>> Start

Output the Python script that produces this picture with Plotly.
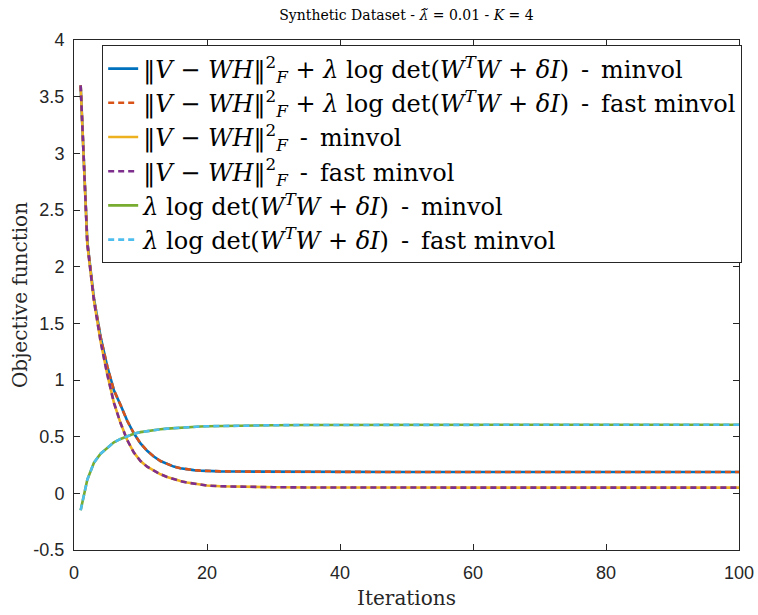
import plotly.graph_objects as go

# ---------------- data ----------------
iterations = [1, 2, 3, 4, 5, 6, 7, 8, 9, 10, 11, 12, 13, 14, 15, 16, 17, 18, 19, 20,
              22, 25, 30, 35, 40, 50, 60, 70, 80, 90, 100]

total_minvol = [3.60, 2.22, 1.72, 1.38, 1.12, 0.91, 0.78, 0.64, 0.53, 0.44, 0.375, 0.325,
                0.285, 0.258, 0.236, 0.222, 0.212, 0.205, 0.200, 0.197,
                0.194, 0.192, 0.190, 0.189, 0.189, 0.188, 0.188, 0.188, 0.188, 0.188, 0.188]
total_fast = [3.60, 2.22, 1.72, 1.38, 1.12, 0.91, 0.78, 0.64, 0.53, 0.44, 0.375, 0.325,
              0.285, 0.258, 0.236, 0.222, 0.212, 0.205, 0.200, 0.197,
              0.194, 0.192, 0.190, 0.189, 0.189, 0.188, 0.188, 0.188, 0.188, 0.188, 0.188]

fit_minvol = [3.60, 2.20, 1.70, 1.34, 1.05, 0.80, 0.62, 0.47, 0.36, 0.285, 0.235, 0.198,
              0.168, 0.145, 0.125, 0.108, 0.095, 0.085, 0.076, 0.069,
              0.062, 0.057, 0.054, 0.052, 0.051, 0.050, 0.050, 0.050, 0.050, 0.050, 0.050]
fit_fast = [3.60, 2.20, 1.70, 1.34, 1.05, 0.80, 0.62, 0.47, 0.36, 0.285, 0.235, 0.198,
            0.168, 0.145, 0.125, 0.108, 0.095, 0.085, 0.076, 0.069,
            0.062, 0.057, 0.054, 0.052, 0.051, 0.050, 0.050, 0.050, 0.050, 0.050, 0.050]

logdet_minvol = [-0.15, 0.12, 0.27, 0.35, 0.40, 0.45, 0.48, 0.505, 0.525, 0.54, 0.55, 0.558,
                 0.565, 0.571, 0.576, 0.580, 0.584, 0.587, 0.590, 0.592,
                 0.595, 0.598, 0.601, 0.603, 0.604, 0.605, 0.605, 0.605, 0.605, 0.605, 0.605]
logdet_fast = [-0.15, 0.12, 0.27, 0.35, 0.40, 0.45, 0.48, 0.505, 0.525, 0.54, 0.55, 0.558,
               0.565, 0.571, 0.576, 0.580, 0.584, 0.587, 0.590, 0.592,
               0.595, 0.598, 0.601, 0.603, 0.604, 0.605, 0.605, 0.605, 0.605, 0.605, 0.605]

D = "\u2002-\u2002"  # text-mode " - " separator
fit_txt = "‖<i>V</i> − <i>WH</i>‖<sup>2</sup><sub><i>F</i></sub>"
logdet_txt = "<i>λ</i> log det(<i>W</i><sup><i>T</i></sup><i>W</i> + <i>δI</i>)"
series_names = [
    f"{fit_txt} + {logdet_txt}{D}minvol",
    f"{fit_txt} + {logdet_txt}{D}fast minvol",
    f"{fit_txt}{D}minvol",
    f"{fit_txt}{D}fast minvol",
    f"{logdet_txt}{D}minvol",
    f"{logdet_txt}{D}fast minvol",
]

x_tickvals = [0, 20, 40, 60, 80, 100]
y_tickvals = [-0.5, 0, 0.5, 1, 1.5, 2, 2.5, 3, 3.5, 4]
y_ticktext = ["-0.5", "0", "0.5", "1", "1.5", "2", "2.5", "3", "3.5", "4"]

# ---------------- styles ----------------
colors = ["#0072BD", "#D95319", "#EDB120", "#7E2F8E", "#77AC30", "#4DBEEE"]
dashes = ["solid", "6px,4px", "solid", "6px,4px", "solid", "6px,4px"]
values = [total_minvol, total_fast, fit_minvol, fit_fast, logdet_minvol, logdet_fast]

serif = "DejaVu Serif, serif"
sans = "Liberation Sans, Arial, sans-serif"
axis_col = "#262626"

fig = go.Figure()
for i, (name, vals) in enumerate(zip(series_names, values)):
    fig.add_trace(go.Scatter(
        x=iterations, y=vals, mode="lines", name=name,
        legendgroup=f"g{i}",
        line=dict(color=colors[i], width=2.6, dash=dashes[i]),
    ))

W, H = 758, 615
L, R, T, B = 73.5, 739, 39.5, 550

fig.update_layout(
    width=W, height=H,
    margin=dict(l=L, r=W - R, t=T, b=H - B, pad=0, autoexpand=False),
    paper_bgcolor="white", plot_bgcolor="white",
    title=dict(text="Synthetic Dataset - <i>λ̃</i> = 0.01 - <i>K</i> = 4",
               font=dict(family=serif, size=14, color="black"),
               x=0.5, xanchor="center", xref="paper",
               y=1 - 15 / H, yanchor="middle", yref="container"),
    showlegend=True,
    legend=dict(
        x=(101.7 - L) / (R - L), y=1 - (45 - T) / (B - T),
        xanchor="left", yanchor="top",
        bgcolor="white", bordercolor="#262626", borderwidth=1,
        font=dict(family=serif, size=24, color="black"),
        tracegroupgap=0, traceorder="normal",
    ),
    xaxis=dict(
        range=[0, 100], tickvals=x_tickvals, ticktext=[str(v) for v in x_tickvals],
        showgrid=False, zeroline=False, automargin=False,
        showline=True, linecolor=axis_col, linewidth=1, mirror="ticks",
        ticks="inside", ticklen=6, tickcolor=axis_col, tickwidth=1,
        ticklabelstandoff=6,
        tickfont=dict(family=sans, size=18, color=axis_col),
        title=dict(text="Iterations", font=dict(family=serif, size=20, color=axis_col), standoff=9),
    ),
    yaxis=dict(
        range=[-0.5, 4], tickvals=y_tickvals, ticktext=y_ticktext,
        showgrid=False, zeroline=False, automargin=False,
        showline=True, linecolor=axis_col, linewidth=1, mirror="ticks",
        ticks="inside", ticklen=6, tickcolor=axis_col, tickwidth=1,
        ticklabelstandoff=5,
        tickfont=dict(family=sans, size=18, color=axis_col),
        title=dict(text="Objective function", font=dict(family=serif, size=20, color=axis_col), standoff=0),
    ),
)

fig.write_html("out.html", config={"displayModeBar": False},
               post_script="document.body.style.margin='0px';")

>> End

Transcribe each line above verbatim, with the pictures left out.

Output the Python script that produces this picture with Plotly.
import plotly.graph_objects as go

# ---------------- data ----------------
iterations = [1, 2, 3, 4, 5, 6, 7, 8, 9, 10, 11, 12, 13, 14, 15, 16, 17, 18, 19, 20,
              22, 25, 30, 35, 40, 50, 60, 70, 80, 90, 100]

total_minvol = [3.60, 2.22, 1.72, 1.38, 1.12, 0.91, 0.78, 0.64, 0.53, 0.44, 0.375, 0.325,
                0.285, 0.258, 0.236, 0.222, 0.212, 0.205, 0.200, 0.197,
                0.194, 0.192, 0.190, 0.189, 0.189, 0.188, 0.188, 0.188, 0.188, 0.188, 0.188]
total_fast = [3.60, 2.22, 1.72, 1.38, 1.12, 0.91, 0.78, 0.64, 0.53, 0.44, 0.375, 0.325,
              0.285, 0.258, 0.236, 0.222, 0.212, 0.205, 0.200, 0.197,
              0.194, 0.192, 0.190, 0.189, 0.189, 0.188, 0.188, 0.188, 0.188, 0.188, 0.188]

fit_minvol = [3.60, 2.20, 1.70, 1.34, 1.05, 0.80, 0.62, 0.47, 0.36, 0.285, 0.235, 0.198,
              0.168, 0.145, 0.125, 0.108, 0.095, 0.085, 0.076, 0.069,
              0.062, 0.057, 0.054, 0.052, 0.051, 0.050, 0.050, 0.050, 0.050, 0.050, 0.050]
fit_fast = [3.60, 2.20, 1.70, 1.34, 1.05, 0.80, 0.62, 0.47, 0.36, 0.285, 0.235, 0.198,
            0.168, 0.145, 0.125, 0.108, 0.095, 0.085, 0.076, 0.069,
            0.062, 0.057, 0.054, 0.052, 0.051, 0.050, 0.050, 0.050, 0.050, 0.050, 0.050]

logdet_minvol = [-0.15, 0.12, 0.27, 0.35, 0.40, 0.45, 0.48, 0.505, 0.525, 0.54, 0.55, 0.558,
                 0.565, 0.571, 0.576, 0.580, 0.584, 0.587, 0.590, 0.592,
                 0.595, 0.598, 0.601, 0.603, 0.604, 0.605, 0.605, 0.605, 0.605, 0.605, 0.605]
logdet_fast = [-0.15, 0.12, 0.27, 0.35, 0.40, 0.45, 0.48, 0.505, 0.525, 0.54, 0.55, 0.558,
               0.565, 0.571, 0.576, 0.580, 0.584, 0.587, 0.590, 0.592,
               0.595, 0.598, 0.601, 0.603, 0.604, 0.605, 0.605, 0.605, 0.605, 0.605, 0.605]

D = "\u2002-\u2002"  # text-mode " - " separator
fit_txt = "‖<i>V</i> − <i>WH</i>‖<sup>2</sup><sub><i>F</i></sub>"
logdet_txt = "<i>λ</i> log det(<i>W</i><sup><i>T</i></sup><i>W</i> + <i>δI</i>)"
series_names = [
    f"{fit_txt} + {logdet_txt}{D}minvol",
    f"{fit_txt} + {logdet_txt}{D}fast minvol",
    f"{fit_txt}{D}minvol",
    f"{fit_txt}{D}fast minvol",
    f"{logdet_txt}{D}minvol",
    f"{logdet_txt}{D}fast minvol",
]

x_tickvals = [0, 20, 40, 60, 80, 100]
y_tickvals = [-0.5, 0, 0.5, 1, 1.5, 2, 2.5, 3, 3.5, 4]
y_ticktext = ["-0.5", "0", "0.5", "1", "1.5", "2", "2.5", "3", "3.5", "4"]

# ---------------- styles ----------------
colors = ["#0072BD", "#D95319", "#EDB120", "#7E2F8E", "#77AC30", "#4DBEEE"]
dashes = ["solid", "6px,4px", "solid", "6px,4px", "solid", "6px,4px"]
values = [total_minvol, total_fast, fit_minvol, fit_fast, logdet_minvol, logdet_fast]

serif = "DejaVu Serif, serif"
sans = "Liberation Sans, Arial, sans-serif"
axis_col = "#262626"

fig = go.Figure()
for i, (name, vals) in enumerate(zip(series_names, values)):
    fig.add_trace(go.Scatter(
        x=iterations, y=vals, mode="lines", name=name,
        legendgroup=f"g{i}",
        line=dict(color=colors[i], width=2.6, dash=dashes[i]),
    ))

W, H = 758, 615
L, R, T, B = 73.5, 739, 39.5, 550

fig.update_layout(
    width=W, height=H,
    margin=dict(l=L, r=W - R, t=T, b=H - B, pad=0, autoexpand=False),
    paper_bgcolor="white", plot_bgcolor="white",
    title=dict(text="Synthetic Dataset - <i>λ̃</i> = 0.01 - <i>K</i> = 4",
               font=dict(family=serif, size=14, color="black"),
               x=0.5, xanchor="center", xref="paper",
               y=1 - 15 / H, yanchor="middle", yref="container"),
    showlegend=True,
    legend=dict(
        x=(101.7 - L) / (R - L), y=1 - (45 - T) / (B - T),
        xanchor="left", yanchor="top",
        bgcolor="white", bordercolor="#262626", borderwidth=1,
        font=dict(family=serif, size=24, color="black"),
        tracegroupgap=0, traceorder="normal",
    ),
    xaxis=dict(
        range=[0, 100], tickvals=x_tickvals, ticktext=[str(v) for v in x_tickvals],
        showgrid=False, zeroline=False, automargin=False,
        showline=True, linecolor=axis_col, linewidth=1, mirror="ticks",
        ticks="inside", ticklen=6, tickcolor=axis_col, tickwidth=1,
        ticklabelstandoff=6,
        tickfont=dict(family=sans, size=18, color=axis_col),
        title=dict(text="Iterations", font=dict(family=serif, size=20, color=axis_col), standoff=9),
    ),
    yaxis=dict(
        range=[-0.5, 4], tickvals=y_tickvals, ticktext=y_ticktext,
        showgrid=False, zeroline=False, automargin=False,
        showline=True, linecolor=axis_col, linewidth=1, mirror="ticks",
        ticks="inside", ticklen=6, tickcolor=axis_col, tickwidth=1,
        ticklabelstandoff=5,
        tickfont=dict(family=sans, size=18, color=axis_col),
        title=dict(text="Objective function", font=dict(family=serif, size=20, color=axis_col), standoff=0),
    ),
)

fig.write_html("out.html", config={"displayModeBar": False},
               post_script="document.body.style.margin='0px';")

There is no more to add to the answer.